Várias
vezes, Jesus nos lembrou que o primeiro mandamento é amar a Deus sobre todas as
coisas e o próximo como a si mesmo (cf. Lc 10,26-27). Vamos nos deter na
segunda parte desse preceito.
"Amar o próximo como a si mesmo", como todos sabemos por experiência, não é fácil. Exige graça de Deus, esforço e uma série de condições. Creio que a primeira delas - pressuposto de todas as outras - é ter consideração para com o próximo. É impossível amar sem ter consideração ou levar em consideração os outros. Quando uma pessoa perde a autoestima, o respeito por si mesma, desliza fatalmente para o desmazelo material e a deterioração moral: larga-se, abandona-se, às vezes, de modo lastimável. Da mesma forma, sem consideração pelos outros, não pode haver nem “atenção” nem “atenções”; só haverá descuidos e desrespeitos.
Respeitar - comenta um conhecido autor espiritual - é olhar para os outros descobrindo o que valem. A palavra vem do latim respectus, que significa olhar com consideração. Saber conviver exige respeito às pessoas, como aliás às coisas, que são bens de Deus e estão a serviço dos homens. Já se disse, com verdade, que as coisas só mostram o seu segredo aos que as respeitam e amam [...]. O respeito é condição que permite contribuir para a melhoria dos outros”.
Pode
nos ajudar uma recordação rápida da parábola do bom samaritano: Um judeu, descendo de Jerusalém a Jericó, é
assaltado, ferido e deixado meio morto no caminho. Passa por lá um samaritano e vê a vítima; ainda que os judeus
e os samaritanos nem se falem (cf. Jo 4,9), ele para, cheio de compaixão, venda
as feridas - usando como curativo azeite e vinho -, carrega a seguir o ferido
na sua montaria, leva-o a uma estalagem e paga para que cuidem dele em tudo (Lc
10,30-35)
Reparemos que a primeira coisa que faz o bom
samaritano não é apenas “ver” e lamentar, mas ter consideração, ou seja,
respeitar o valor, a importância, a dignidade do ferido. Pelo contrário, um
sacerdote e um levita que passaram pelo mesmo lugar, um pouco antes, viram, diz
o Evangelho, mas seguiram adiante sem fazer nada, sem ter “consideração” por
aquele seu patrício necessitado, o qual, naquele momento, atrapalhava a viagem.
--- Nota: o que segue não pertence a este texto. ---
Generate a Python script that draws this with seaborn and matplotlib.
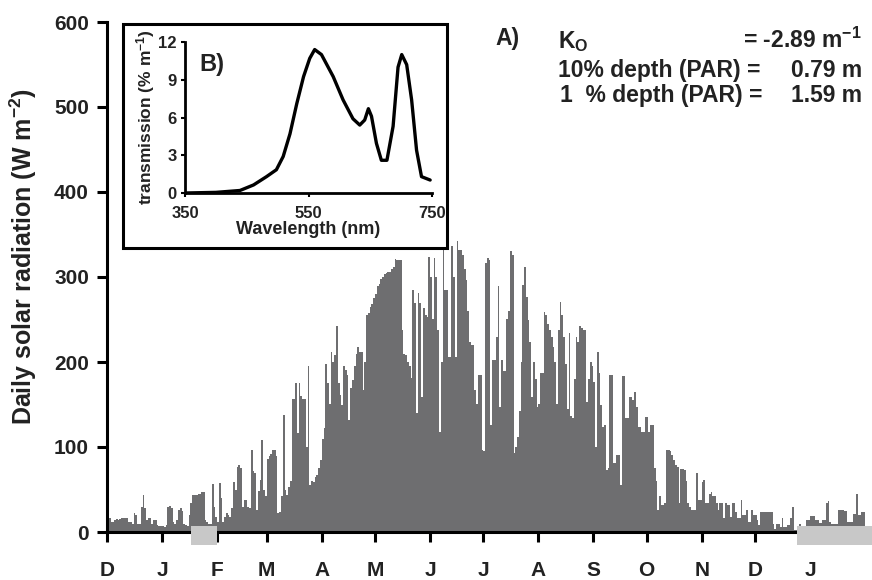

O que o samaritano “viu” não foi um aborrecimento, um problema inesperado que o atrasava e lhe dava trabalho, mas apenas um pobre homem necessitado, um ferido que provocava compaixão. Em nenhum momento culpou o moribundo pelo tempo que lhe fazia perder e pelo trabalho que lhe dava.
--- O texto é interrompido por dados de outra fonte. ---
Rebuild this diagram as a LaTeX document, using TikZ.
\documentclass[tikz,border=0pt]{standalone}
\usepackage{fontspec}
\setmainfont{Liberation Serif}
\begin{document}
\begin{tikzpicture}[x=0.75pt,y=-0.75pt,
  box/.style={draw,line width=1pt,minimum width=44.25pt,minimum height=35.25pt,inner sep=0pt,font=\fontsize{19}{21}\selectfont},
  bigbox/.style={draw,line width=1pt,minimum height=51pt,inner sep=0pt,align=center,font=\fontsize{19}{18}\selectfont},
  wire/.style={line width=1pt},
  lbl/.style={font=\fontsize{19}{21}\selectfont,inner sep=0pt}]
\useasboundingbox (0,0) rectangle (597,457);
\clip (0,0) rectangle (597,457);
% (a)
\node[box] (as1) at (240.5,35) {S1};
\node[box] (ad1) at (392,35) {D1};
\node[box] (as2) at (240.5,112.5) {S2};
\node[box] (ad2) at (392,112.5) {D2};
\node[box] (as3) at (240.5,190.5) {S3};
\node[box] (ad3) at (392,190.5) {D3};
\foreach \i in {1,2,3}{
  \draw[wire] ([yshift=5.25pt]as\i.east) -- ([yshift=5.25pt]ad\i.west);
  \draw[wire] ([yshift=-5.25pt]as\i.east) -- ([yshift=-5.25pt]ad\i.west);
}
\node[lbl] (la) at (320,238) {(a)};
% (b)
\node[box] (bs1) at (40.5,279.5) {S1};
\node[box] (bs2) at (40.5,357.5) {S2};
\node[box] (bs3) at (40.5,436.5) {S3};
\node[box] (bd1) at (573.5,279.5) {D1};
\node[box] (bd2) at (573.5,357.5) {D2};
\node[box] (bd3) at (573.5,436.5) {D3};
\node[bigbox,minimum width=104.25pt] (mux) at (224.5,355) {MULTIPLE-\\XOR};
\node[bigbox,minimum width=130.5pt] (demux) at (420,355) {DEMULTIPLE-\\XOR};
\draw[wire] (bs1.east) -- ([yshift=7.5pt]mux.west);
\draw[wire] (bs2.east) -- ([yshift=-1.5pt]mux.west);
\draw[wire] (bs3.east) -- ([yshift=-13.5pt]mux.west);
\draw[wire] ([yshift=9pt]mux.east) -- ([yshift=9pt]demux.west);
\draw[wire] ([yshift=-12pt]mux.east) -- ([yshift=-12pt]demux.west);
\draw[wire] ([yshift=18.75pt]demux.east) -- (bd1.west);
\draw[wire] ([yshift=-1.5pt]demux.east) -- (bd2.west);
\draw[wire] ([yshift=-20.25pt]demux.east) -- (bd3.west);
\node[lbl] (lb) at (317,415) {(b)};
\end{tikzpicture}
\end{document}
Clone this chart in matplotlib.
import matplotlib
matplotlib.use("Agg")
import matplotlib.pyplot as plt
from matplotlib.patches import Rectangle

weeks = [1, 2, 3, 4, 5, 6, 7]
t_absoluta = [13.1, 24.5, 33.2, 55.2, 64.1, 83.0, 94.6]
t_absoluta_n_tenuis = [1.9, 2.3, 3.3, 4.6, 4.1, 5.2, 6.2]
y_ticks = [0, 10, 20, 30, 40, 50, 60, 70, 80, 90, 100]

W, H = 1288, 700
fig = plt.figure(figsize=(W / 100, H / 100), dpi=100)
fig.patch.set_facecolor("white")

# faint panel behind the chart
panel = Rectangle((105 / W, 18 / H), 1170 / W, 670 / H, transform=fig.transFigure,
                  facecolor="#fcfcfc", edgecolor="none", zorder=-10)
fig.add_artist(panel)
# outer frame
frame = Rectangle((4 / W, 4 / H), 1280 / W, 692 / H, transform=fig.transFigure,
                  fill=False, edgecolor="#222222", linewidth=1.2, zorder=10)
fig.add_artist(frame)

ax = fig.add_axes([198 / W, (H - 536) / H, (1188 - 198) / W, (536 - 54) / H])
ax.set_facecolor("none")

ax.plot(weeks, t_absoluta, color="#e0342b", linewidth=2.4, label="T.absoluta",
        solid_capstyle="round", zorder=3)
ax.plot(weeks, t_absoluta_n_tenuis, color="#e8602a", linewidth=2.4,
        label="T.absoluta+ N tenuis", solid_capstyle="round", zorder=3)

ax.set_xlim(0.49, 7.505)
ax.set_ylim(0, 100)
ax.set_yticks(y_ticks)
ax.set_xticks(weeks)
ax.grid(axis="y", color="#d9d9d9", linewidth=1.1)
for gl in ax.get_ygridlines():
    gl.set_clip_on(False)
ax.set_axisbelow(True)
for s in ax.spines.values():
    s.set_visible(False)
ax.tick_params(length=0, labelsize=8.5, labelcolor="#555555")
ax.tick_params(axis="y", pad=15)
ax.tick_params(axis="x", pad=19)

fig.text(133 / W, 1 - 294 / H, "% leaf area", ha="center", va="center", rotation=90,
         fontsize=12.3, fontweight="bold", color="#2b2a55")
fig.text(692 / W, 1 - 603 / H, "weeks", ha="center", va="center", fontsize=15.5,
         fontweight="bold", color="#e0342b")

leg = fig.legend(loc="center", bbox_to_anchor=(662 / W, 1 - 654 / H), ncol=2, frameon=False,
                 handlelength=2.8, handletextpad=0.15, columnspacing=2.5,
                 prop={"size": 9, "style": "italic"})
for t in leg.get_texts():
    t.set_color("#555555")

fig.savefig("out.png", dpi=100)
Nós, pelo contrário, muitas vezes, achamos que o “ferido” (não fisicamente, mas moralmente) é o culpado! Por quê?
Se tivéssemos o olhar de Cristo nas limitações, nos erros e nas indelicadezas dos outros, veríamos o que realmente são: “ferimentos” da alma, males morais, com frequência piores que os males físicos. Se tivéssemos a compaixão de Jesus, não nos deixaríamos levar por sentimentos de raiva, de amor-próprio ofendido nem de despeito por causa desses defeitos, como costumamos fazer; mas experimentaríamos a compaixão do bom samaritano. Então, a exemplo de Cristo, que, debruçado sobre os nossos males, cuidou de nós em tudo (cf. Lc 10, 34), haveríamos de nos perguntar: que posso fazer para tratar essas feridas em vez de me irritar com elas? Que azeite suave e que vinho curativo posso passar nelas?
Bastaria, em muitas ocasiões, começar a nos fazermos tais perguntas para que, logo, desaparecesse o mau humor e arrefecesse a ira. Já não “desconsideraríamos” os outros; antes, nos sentiríamos movidos de compaixão e começaríamos a viver a aventura - inédita para os egoístas - de “amar o próximo como a nós mesmos”.
Deste modo, pelo caminho que Cristo trilhou, iríamos, pouco a pouco, descobrindo as reservas de “azeite” e “vinho” que o amor é capaz de extrair do nosso coração e derramaríamos esses “cuidados de amor” - de desculpa, silêncio, paciência e ajuda - sobre os que nos cercam com espírito de autêntica “compaixão”.